----- PROVIDED MATERIAL

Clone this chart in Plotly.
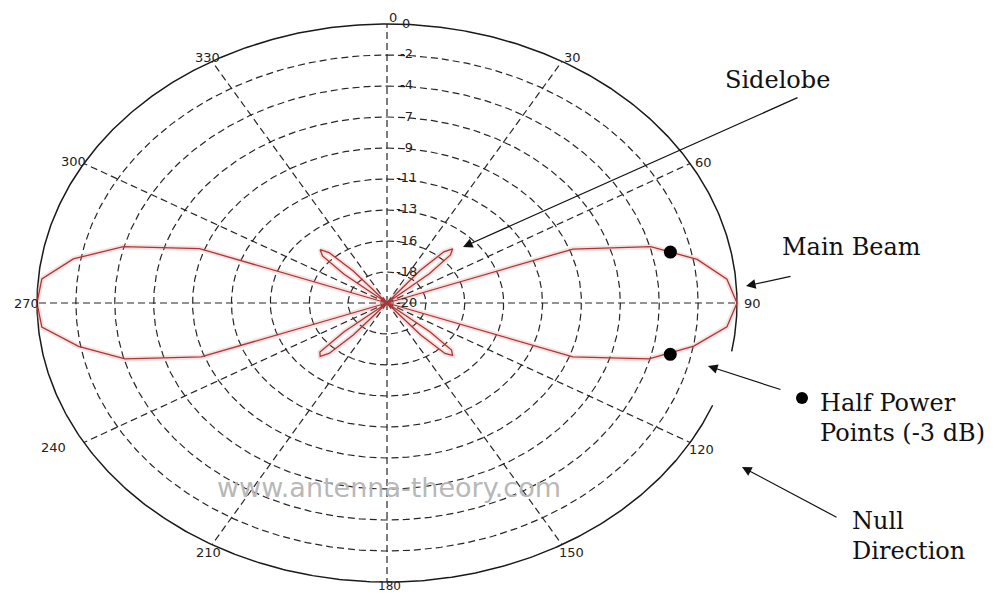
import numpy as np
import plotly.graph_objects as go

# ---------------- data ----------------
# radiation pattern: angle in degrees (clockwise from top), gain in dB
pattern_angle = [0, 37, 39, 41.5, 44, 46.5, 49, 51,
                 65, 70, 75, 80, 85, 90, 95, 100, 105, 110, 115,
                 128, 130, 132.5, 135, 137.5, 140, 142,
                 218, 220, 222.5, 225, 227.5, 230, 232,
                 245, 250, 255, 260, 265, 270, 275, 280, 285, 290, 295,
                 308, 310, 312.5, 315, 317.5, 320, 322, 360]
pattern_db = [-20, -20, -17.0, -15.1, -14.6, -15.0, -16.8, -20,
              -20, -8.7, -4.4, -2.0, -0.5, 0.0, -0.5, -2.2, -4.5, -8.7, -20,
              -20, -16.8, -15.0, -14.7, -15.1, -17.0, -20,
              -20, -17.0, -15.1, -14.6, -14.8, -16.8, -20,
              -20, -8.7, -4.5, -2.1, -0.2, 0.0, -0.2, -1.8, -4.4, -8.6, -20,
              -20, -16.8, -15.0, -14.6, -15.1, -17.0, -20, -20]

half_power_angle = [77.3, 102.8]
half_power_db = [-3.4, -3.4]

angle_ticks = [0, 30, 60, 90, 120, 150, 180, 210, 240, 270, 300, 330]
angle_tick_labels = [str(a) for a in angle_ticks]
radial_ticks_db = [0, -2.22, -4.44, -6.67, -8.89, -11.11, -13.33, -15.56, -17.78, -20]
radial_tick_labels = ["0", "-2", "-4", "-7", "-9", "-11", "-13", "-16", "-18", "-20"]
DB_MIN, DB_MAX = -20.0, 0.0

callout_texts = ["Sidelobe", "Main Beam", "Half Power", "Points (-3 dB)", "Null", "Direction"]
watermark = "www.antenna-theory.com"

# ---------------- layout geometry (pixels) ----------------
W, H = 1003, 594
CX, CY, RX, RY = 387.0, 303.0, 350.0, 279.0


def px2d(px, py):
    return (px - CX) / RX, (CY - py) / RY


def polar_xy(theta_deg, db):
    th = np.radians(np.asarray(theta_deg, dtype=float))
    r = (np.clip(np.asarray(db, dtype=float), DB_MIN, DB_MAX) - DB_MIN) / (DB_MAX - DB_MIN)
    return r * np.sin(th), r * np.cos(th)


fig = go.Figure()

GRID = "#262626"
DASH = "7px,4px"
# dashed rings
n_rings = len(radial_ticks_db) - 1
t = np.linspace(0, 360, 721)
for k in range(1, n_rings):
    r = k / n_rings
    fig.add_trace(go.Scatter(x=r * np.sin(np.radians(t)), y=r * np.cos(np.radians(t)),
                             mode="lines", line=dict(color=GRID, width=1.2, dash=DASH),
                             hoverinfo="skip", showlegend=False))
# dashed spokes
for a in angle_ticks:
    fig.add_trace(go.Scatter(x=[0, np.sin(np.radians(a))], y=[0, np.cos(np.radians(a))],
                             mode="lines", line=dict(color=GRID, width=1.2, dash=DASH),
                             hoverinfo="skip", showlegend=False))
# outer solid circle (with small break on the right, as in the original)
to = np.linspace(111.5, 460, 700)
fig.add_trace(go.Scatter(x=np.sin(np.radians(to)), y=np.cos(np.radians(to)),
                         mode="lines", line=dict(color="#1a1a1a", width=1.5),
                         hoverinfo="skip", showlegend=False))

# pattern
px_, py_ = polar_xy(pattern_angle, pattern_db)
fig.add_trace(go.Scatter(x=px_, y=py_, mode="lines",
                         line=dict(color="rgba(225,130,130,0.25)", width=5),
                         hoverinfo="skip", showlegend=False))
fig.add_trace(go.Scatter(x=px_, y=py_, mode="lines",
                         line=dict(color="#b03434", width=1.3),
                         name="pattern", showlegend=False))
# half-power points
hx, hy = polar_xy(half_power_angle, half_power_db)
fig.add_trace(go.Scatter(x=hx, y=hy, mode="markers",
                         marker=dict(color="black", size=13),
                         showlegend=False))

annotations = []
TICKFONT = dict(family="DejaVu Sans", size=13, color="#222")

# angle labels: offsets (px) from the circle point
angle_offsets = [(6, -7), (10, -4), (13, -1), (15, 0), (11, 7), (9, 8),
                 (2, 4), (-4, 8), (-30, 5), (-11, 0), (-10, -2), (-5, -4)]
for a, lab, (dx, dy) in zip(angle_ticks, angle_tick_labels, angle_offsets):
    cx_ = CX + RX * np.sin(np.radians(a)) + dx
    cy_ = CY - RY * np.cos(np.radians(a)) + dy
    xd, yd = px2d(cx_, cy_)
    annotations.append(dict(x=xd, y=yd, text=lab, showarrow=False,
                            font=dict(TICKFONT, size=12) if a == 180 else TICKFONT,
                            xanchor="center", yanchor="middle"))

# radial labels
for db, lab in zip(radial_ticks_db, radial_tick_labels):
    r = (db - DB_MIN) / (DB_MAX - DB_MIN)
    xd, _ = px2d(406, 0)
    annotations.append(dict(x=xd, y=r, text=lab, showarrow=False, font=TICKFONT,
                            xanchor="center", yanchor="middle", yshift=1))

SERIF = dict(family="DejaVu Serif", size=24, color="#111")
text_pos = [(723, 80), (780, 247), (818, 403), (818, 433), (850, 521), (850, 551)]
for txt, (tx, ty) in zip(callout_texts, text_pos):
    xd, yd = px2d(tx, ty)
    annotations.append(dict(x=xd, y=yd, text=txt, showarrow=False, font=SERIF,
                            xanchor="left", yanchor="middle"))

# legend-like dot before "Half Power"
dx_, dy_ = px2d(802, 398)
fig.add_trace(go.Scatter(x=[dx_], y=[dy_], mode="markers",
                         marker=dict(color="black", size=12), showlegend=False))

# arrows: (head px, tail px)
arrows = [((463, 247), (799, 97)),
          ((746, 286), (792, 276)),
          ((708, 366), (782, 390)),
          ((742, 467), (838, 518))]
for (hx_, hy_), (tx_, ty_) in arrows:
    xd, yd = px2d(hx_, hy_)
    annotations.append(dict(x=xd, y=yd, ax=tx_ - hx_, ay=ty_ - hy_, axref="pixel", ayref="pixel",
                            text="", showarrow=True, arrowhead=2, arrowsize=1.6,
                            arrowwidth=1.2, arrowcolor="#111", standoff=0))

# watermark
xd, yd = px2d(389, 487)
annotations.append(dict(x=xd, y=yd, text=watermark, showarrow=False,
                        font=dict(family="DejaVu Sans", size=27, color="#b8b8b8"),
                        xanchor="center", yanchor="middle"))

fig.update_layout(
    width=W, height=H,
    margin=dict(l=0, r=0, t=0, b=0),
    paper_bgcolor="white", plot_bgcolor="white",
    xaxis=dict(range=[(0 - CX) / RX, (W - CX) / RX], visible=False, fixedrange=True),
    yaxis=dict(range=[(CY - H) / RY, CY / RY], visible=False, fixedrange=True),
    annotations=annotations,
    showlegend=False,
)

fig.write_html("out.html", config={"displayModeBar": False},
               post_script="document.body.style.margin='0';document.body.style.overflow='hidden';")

----------

### DO THIS
Leave the pictures out and please restate exactly the lines running from the start of the material through the one with "import plotly.graph_objects as go".

### EXERCISE RESULT
Clone this chart in Plotly.
import numpy as np
import plotly.graph_objects as go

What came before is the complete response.